Still, it makes me panic at times, in a way that my heart attack provoking mammoth heating bill failed to. We will pay it. We will turn the heat down. Problem solved. It’s a bummer, but we will move on. But with the other thing – Scout’s constant spiriting away of plush toys and magazines and Tupperware containers to the exact spot under the dining room where she is unreachable and thus can eviscerate or shred or fracture said items in peace – I come almost to tears over several times a week.
It is not only the things. It is not only the energy directed at avoiding disaster that is attention diverted from Emmaline since she’s too busy burying her face in Scout’s side or patting the dog’s head to notice how frazzled I am.
It is the knowledge that it will never end. It is the acceptance that I am absolutely powerless to eliminate this behavior right away. We are making progress here as in all the rest of it. She is a much better dog than she was when we got her, ribs showing and so desperate for love that she would bounce up and nip at your face. And there are times when she is the sweetest dog you will ever meet.
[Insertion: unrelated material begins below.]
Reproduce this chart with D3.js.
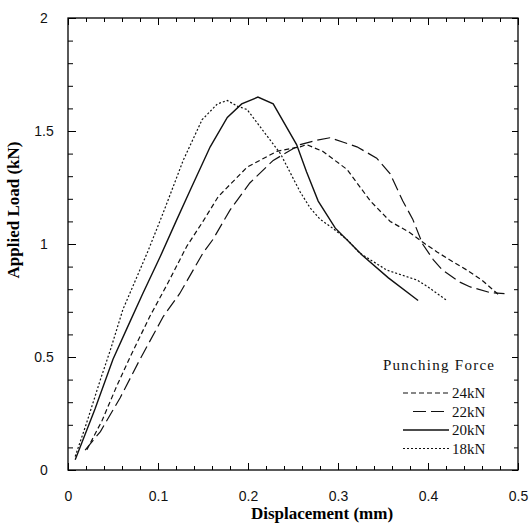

I love her and have begun to feel, finally, that she is part of the family. I do not wish she had never come, or at least I do not wish this as often as I used to. But I also know there will be more than a few expletive-invoking incidents before she grows out of this phase and that no amount of nervous hovering will ever be equal to her ability to gauge exactly the right moment to snatch and grab. As such, for the time being at least, my disposable income is destined to continue to be just that – disposable.